Within the records that follow, find every line containing the string "script". Copy those lines.

> RAW DATA
::::

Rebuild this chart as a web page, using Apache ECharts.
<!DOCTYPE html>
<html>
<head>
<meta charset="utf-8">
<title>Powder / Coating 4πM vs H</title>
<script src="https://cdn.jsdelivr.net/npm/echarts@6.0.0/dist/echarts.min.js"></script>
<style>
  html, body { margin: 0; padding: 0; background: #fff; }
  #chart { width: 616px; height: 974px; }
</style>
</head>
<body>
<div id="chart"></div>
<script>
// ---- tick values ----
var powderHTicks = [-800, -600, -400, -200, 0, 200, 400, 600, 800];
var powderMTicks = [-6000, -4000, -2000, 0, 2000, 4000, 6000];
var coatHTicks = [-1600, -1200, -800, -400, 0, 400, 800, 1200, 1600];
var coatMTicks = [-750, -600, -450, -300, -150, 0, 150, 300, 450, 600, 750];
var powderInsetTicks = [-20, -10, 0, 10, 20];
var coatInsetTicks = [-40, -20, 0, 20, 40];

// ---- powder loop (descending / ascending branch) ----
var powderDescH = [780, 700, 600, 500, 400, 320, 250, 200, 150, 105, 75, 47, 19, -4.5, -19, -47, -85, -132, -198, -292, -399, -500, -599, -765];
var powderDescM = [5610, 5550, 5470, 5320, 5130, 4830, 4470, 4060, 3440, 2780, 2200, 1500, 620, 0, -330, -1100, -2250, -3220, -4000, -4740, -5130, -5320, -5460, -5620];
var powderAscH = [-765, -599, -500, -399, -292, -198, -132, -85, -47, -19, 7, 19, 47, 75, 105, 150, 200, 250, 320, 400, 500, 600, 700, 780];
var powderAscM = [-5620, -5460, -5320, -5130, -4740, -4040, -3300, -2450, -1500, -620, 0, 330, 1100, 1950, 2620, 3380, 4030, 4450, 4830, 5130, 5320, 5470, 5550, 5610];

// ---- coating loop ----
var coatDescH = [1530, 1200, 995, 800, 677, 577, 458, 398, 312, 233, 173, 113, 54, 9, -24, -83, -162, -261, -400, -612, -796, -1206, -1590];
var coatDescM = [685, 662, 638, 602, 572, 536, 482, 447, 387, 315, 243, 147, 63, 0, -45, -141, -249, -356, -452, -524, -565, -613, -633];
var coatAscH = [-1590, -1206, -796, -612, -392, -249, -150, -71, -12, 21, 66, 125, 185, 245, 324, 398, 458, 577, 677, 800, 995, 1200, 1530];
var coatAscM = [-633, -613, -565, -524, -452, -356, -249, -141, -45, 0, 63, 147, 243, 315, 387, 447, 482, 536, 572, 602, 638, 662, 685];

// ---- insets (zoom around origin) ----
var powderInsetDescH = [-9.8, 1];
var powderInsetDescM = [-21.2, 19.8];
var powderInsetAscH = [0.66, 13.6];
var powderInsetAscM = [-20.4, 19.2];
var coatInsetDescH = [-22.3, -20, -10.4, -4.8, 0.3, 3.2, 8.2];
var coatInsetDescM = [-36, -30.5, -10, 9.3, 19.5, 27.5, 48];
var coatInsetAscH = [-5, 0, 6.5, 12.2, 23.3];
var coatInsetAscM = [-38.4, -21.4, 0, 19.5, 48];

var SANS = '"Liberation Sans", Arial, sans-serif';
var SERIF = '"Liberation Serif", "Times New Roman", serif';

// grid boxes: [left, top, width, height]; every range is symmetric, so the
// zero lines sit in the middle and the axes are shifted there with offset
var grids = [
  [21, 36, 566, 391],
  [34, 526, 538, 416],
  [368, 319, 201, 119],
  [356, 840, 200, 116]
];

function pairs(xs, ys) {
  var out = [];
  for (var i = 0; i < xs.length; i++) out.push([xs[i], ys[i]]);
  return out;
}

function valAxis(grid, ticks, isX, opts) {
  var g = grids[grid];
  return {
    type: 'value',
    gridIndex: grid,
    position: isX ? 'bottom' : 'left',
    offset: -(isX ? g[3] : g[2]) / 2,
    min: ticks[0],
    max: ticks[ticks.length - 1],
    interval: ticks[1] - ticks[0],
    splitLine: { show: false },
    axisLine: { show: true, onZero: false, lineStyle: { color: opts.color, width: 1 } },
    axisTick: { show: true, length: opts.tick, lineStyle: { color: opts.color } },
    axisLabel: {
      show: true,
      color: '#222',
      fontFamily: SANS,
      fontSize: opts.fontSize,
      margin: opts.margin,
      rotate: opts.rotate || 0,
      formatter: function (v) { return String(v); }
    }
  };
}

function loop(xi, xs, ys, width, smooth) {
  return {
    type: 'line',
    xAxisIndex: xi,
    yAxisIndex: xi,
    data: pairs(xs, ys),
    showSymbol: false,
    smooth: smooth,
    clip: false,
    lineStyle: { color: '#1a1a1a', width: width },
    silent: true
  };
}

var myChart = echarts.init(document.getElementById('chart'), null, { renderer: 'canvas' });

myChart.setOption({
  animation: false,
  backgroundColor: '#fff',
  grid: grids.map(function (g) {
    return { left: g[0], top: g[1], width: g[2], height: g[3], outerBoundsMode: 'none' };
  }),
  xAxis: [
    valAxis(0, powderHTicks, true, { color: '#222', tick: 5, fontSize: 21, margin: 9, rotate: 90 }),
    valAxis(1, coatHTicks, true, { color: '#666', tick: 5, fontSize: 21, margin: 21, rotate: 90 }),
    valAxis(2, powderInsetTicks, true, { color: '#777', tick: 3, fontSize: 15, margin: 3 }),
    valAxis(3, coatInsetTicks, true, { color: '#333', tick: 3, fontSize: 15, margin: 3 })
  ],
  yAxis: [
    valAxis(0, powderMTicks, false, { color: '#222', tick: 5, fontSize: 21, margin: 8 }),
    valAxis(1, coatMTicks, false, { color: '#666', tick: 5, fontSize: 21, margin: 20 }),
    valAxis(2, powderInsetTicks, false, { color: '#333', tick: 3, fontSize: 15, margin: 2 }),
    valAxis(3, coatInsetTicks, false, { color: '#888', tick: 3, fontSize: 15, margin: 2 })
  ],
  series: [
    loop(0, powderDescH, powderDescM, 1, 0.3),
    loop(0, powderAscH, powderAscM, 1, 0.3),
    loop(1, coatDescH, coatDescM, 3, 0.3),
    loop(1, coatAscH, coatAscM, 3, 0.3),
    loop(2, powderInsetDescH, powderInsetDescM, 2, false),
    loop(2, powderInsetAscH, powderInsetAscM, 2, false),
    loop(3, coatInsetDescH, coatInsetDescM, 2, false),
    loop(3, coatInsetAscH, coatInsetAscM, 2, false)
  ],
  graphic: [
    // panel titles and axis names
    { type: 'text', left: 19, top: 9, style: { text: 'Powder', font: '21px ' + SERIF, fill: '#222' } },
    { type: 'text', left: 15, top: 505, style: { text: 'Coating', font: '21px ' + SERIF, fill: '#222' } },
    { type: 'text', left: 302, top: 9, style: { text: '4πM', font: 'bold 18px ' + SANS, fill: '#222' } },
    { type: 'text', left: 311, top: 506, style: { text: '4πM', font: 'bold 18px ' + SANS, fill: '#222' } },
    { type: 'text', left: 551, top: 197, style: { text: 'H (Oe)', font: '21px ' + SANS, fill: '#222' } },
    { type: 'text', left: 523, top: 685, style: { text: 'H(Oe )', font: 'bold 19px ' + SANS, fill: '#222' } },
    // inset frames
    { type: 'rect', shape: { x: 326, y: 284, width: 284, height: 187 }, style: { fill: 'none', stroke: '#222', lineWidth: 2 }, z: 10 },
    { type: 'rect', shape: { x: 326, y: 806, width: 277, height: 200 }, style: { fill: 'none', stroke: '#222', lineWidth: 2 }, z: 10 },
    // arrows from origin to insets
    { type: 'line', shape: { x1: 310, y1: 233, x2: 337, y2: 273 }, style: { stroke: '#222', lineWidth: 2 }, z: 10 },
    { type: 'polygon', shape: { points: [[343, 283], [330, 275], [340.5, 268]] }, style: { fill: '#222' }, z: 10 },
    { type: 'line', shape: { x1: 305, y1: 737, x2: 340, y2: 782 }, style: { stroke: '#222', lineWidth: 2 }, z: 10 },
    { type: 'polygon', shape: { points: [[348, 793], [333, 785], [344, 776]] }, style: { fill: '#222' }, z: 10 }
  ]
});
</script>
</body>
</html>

::::

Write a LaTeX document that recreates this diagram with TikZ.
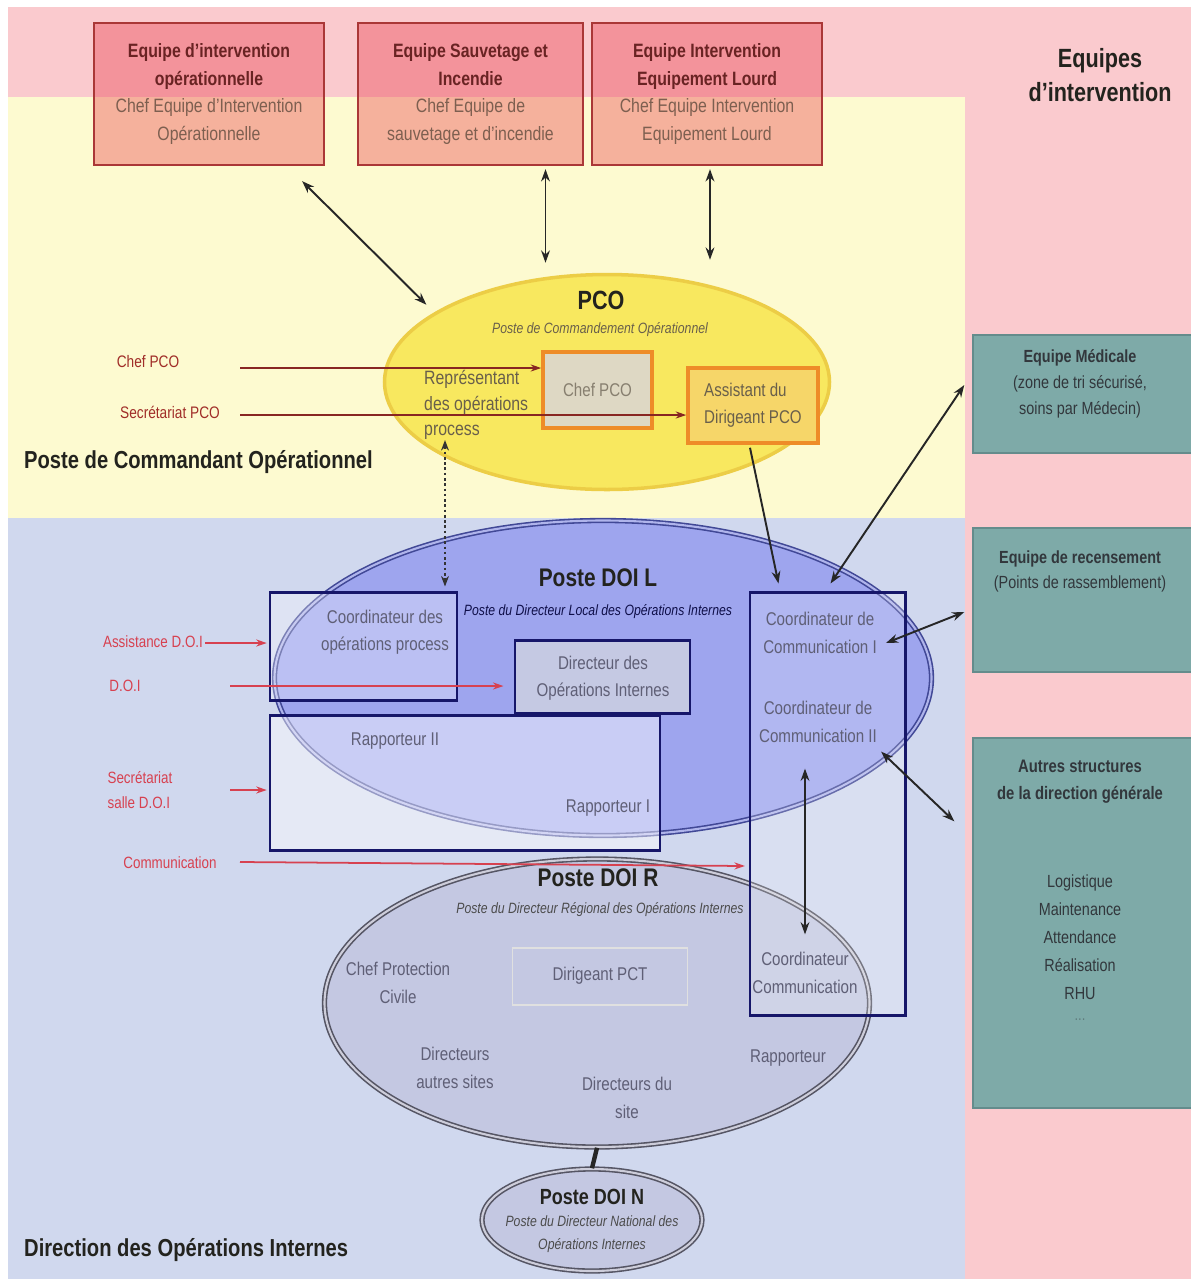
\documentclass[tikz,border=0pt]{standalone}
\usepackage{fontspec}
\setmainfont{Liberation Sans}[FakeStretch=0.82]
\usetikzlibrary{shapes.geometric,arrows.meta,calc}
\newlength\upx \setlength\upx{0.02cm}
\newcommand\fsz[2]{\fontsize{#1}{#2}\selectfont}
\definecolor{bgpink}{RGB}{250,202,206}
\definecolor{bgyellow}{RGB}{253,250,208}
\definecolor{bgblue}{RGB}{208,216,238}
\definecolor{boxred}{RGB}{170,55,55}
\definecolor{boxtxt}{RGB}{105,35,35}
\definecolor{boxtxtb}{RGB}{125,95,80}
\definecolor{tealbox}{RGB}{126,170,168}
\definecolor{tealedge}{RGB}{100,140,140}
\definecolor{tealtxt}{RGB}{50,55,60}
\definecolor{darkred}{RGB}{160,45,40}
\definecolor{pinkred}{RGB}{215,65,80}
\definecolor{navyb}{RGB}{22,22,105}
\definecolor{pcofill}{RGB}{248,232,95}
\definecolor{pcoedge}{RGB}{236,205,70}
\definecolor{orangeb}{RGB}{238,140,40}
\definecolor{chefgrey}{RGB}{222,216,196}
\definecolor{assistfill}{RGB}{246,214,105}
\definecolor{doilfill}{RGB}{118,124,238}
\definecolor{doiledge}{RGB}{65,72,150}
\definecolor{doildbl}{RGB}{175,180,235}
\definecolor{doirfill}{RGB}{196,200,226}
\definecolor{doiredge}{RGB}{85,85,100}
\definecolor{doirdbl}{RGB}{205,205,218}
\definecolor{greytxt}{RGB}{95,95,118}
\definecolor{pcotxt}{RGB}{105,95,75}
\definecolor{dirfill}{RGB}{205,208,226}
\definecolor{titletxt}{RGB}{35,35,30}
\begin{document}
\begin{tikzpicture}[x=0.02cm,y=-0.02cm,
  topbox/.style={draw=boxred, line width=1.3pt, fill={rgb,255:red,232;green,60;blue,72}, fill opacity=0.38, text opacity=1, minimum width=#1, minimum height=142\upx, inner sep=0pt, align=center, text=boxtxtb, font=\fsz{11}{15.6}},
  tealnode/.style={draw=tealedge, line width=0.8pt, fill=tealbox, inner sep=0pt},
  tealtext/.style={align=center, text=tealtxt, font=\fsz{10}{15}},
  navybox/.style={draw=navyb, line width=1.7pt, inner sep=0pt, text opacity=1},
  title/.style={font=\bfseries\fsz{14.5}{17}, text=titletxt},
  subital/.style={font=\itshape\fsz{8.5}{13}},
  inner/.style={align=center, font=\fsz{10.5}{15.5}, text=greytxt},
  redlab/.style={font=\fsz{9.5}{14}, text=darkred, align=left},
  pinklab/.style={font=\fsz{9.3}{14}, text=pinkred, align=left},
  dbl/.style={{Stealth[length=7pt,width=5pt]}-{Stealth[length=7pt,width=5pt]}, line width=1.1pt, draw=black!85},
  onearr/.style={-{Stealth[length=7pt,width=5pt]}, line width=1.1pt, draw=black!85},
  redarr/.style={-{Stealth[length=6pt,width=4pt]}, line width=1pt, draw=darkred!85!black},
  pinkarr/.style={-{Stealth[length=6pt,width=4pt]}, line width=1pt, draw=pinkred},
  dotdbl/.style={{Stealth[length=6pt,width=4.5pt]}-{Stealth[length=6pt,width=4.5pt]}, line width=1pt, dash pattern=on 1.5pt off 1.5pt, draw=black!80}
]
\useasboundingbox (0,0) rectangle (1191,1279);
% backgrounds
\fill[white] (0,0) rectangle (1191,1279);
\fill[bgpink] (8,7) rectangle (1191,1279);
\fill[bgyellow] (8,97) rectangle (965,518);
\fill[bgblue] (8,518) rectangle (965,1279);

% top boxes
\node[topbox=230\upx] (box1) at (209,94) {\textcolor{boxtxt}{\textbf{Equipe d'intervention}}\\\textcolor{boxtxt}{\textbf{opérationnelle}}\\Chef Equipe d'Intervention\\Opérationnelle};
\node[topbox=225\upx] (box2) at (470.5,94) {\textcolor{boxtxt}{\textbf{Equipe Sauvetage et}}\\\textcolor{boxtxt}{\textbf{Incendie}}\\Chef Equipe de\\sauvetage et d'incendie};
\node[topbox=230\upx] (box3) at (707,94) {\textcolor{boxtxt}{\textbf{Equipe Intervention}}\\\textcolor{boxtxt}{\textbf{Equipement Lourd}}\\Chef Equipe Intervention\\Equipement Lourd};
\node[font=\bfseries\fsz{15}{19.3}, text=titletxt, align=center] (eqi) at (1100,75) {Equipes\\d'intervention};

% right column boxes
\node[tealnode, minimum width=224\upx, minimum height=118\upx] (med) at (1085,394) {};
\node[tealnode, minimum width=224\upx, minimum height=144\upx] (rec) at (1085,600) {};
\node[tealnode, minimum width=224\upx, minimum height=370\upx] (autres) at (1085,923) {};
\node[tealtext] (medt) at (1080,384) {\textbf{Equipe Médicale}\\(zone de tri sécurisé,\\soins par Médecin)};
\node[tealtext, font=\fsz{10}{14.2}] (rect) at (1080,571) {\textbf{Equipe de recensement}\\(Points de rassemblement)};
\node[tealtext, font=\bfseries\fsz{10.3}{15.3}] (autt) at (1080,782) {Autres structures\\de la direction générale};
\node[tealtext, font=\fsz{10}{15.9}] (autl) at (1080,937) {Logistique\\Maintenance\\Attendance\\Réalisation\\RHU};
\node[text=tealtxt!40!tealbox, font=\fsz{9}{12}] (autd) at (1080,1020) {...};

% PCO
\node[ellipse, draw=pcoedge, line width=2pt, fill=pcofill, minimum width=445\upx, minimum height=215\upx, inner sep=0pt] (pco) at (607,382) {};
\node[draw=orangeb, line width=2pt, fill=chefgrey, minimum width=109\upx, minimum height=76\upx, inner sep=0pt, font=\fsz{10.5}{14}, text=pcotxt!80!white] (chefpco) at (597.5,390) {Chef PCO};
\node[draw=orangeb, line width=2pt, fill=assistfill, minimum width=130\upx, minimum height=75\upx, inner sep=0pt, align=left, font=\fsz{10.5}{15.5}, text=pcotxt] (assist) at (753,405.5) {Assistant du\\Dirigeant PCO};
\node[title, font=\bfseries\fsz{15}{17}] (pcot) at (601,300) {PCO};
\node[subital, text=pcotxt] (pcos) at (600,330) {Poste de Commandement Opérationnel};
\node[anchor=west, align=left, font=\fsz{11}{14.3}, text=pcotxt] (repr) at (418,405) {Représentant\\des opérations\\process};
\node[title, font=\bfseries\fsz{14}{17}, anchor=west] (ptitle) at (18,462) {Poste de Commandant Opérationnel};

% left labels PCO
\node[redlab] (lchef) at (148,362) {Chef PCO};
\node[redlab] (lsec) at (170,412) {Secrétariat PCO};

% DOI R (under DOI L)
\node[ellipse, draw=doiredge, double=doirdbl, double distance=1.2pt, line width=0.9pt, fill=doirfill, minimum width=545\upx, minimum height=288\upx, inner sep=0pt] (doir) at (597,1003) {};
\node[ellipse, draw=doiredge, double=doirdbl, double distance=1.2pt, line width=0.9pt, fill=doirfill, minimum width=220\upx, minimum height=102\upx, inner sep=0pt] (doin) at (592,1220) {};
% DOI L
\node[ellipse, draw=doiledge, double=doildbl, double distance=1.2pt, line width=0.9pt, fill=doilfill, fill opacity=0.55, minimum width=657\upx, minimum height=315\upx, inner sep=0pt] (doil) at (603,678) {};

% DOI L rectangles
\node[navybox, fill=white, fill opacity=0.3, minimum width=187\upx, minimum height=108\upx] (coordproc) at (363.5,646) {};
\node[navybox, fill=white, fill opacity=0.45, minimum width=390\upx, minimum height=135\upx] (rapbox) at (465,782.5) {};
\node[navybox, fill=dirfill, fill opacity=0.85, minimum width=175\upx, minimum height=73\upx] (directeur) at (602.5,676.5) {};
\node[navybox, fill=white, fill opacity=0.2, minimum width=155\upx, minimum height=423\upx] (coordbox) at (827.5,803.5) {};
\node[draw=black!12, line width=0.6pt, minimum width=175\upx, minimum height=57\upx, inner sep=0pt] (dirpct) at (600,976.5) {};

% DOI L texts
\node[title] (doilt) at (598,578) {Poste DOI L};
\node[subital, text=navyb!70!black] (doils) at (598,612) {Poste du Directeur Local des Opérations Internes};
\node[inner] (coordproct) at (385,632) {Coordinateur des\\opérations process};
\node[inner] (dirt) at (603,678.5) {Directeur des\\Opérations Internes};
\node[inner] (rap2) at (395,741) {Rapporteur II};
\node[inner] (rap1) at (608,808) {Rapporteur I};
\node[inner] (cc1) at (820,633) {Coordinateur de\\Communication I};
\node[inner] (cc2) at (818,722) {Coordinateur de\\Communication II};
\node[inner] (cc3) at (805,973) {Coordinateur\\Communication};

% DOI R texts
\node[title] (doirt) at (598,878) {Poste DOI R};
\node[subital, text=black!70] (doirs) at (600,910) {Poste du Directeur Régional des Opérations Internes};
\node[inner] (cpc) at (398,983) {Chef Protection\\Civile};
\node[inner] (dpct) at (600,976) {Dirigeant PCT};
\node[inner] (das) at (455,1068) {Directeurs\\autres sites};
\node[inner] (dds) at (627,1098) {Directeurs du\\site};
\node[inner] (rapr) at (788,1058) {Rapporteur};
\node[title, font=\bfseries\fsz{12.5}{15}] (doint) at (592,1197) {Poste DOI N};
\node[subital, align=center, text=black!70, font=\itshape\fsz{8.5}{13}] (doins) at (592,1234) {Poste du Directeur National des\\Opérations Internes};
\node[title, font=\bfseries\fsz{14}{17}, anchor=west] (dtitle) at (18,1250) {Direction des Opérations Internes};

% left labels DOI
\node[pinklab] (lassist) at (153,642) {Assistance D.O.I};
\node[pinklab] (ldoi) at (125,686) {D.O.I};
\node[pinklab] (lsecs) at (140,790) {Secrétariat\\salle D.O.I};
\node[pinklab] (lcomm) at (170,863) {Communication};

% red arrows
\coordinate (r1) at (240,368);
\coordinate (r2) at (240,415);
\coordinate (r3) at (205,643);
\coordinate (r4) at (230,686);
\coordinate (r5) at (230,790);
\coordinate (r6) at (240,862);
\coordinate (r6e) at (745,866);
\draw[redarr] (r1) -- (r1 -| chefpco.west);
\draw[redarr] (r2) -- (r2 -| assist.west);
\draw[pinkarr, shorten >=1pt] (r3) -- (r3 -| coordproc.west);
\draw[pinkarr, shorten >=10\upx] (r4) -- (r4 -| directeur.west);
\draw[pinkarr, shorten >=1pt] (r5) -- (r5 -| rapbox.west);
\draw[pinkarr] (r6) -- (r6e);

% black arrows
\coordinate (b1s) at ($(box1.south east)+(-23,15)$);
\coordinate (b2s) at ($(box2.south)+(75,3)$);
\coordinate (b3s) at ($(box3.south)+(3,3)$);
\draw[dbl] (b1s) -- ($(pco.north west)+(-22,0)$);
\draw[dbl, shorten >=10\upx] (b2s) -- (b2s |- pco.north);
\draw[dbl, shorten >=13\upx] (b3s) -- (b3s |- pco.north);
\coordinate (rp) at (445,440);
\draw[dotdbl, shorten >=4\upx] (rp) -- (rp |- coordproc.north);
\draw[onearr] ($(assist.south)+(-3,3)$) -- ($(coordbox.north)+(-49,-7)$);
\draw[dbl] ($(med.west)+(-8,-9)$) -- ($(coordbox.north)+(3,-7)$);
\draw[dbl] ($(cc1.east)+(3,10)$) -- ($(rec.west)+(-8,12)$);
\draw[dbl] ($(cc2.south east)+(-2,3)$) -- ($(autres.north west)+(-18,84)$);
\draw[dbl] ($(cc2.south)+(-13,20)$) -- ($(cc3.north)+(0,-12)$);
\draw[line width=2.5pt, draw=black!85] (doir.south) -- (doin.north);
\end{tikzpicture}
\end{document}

::::

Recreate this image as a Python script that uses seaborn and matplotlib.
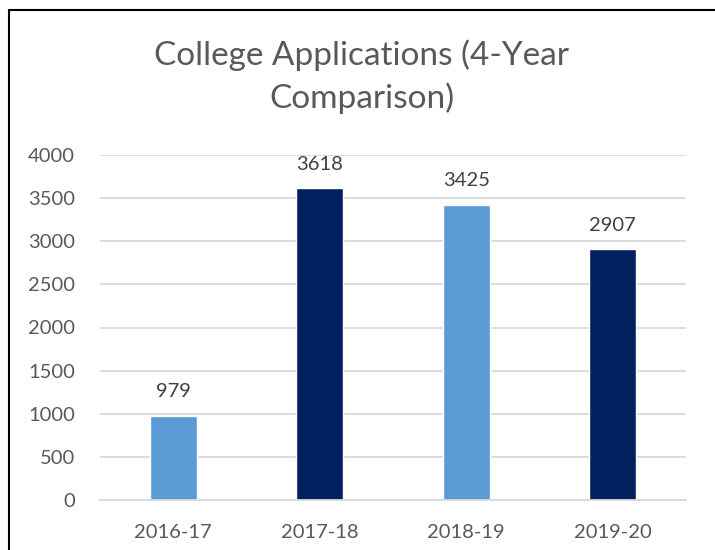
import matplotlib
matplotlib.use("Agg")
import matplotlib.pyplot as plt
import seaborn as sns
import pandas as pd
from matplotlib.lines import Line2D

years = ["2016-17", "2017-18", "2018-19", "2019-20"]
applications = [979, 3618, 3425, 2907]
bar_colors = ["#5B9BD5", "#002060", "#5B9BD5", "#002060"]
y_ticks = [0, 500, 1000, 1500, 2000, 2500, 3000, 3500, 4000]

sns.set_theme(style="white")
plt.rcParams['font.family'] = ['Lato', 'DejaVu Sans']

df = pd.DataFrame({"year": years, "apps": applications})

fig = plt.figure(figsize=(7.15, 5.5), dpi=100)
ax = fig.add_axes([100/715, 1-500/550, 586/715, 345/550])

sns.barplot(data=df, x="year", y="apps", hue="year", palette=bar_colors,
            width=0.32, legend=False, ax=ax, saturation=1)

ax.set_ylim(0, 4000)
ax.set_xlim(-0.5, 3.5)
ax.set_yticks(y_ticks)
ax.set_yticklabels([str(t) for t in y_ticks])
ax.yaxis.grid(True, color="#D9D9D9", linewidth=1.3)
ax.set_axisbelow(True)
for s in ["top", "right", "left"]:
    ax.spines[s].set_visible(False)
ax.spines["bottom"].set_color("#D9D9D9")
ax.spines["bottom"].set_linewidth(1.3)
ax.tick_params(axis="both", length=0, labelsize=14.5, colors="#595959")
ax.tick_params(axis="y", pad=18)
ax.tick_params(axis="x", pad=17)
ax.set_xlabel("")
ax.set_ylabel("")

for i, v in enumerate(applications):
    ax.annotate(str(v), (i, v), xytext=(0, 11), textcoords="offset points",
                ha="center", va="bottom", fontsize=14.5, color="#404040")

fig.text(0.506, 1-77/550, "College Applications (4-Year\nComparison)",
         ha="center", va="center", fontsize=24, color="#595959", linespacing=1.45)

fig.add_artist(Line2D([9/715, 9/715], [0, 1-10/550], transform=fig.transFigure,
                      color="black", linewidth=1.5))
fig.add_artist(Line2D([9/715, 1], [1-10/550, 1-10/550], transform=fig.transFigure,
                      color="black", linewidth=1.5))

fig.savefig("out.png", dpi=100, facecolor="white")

::::

> FINAL ANSWER
<script src="https://cdn.jsdelivr.net/npm/echarts@6.0.0/dist/echarts.min.js"></script>
<script>
</script>
Recreate this image as a Python script that uses seaborn and matplotlib.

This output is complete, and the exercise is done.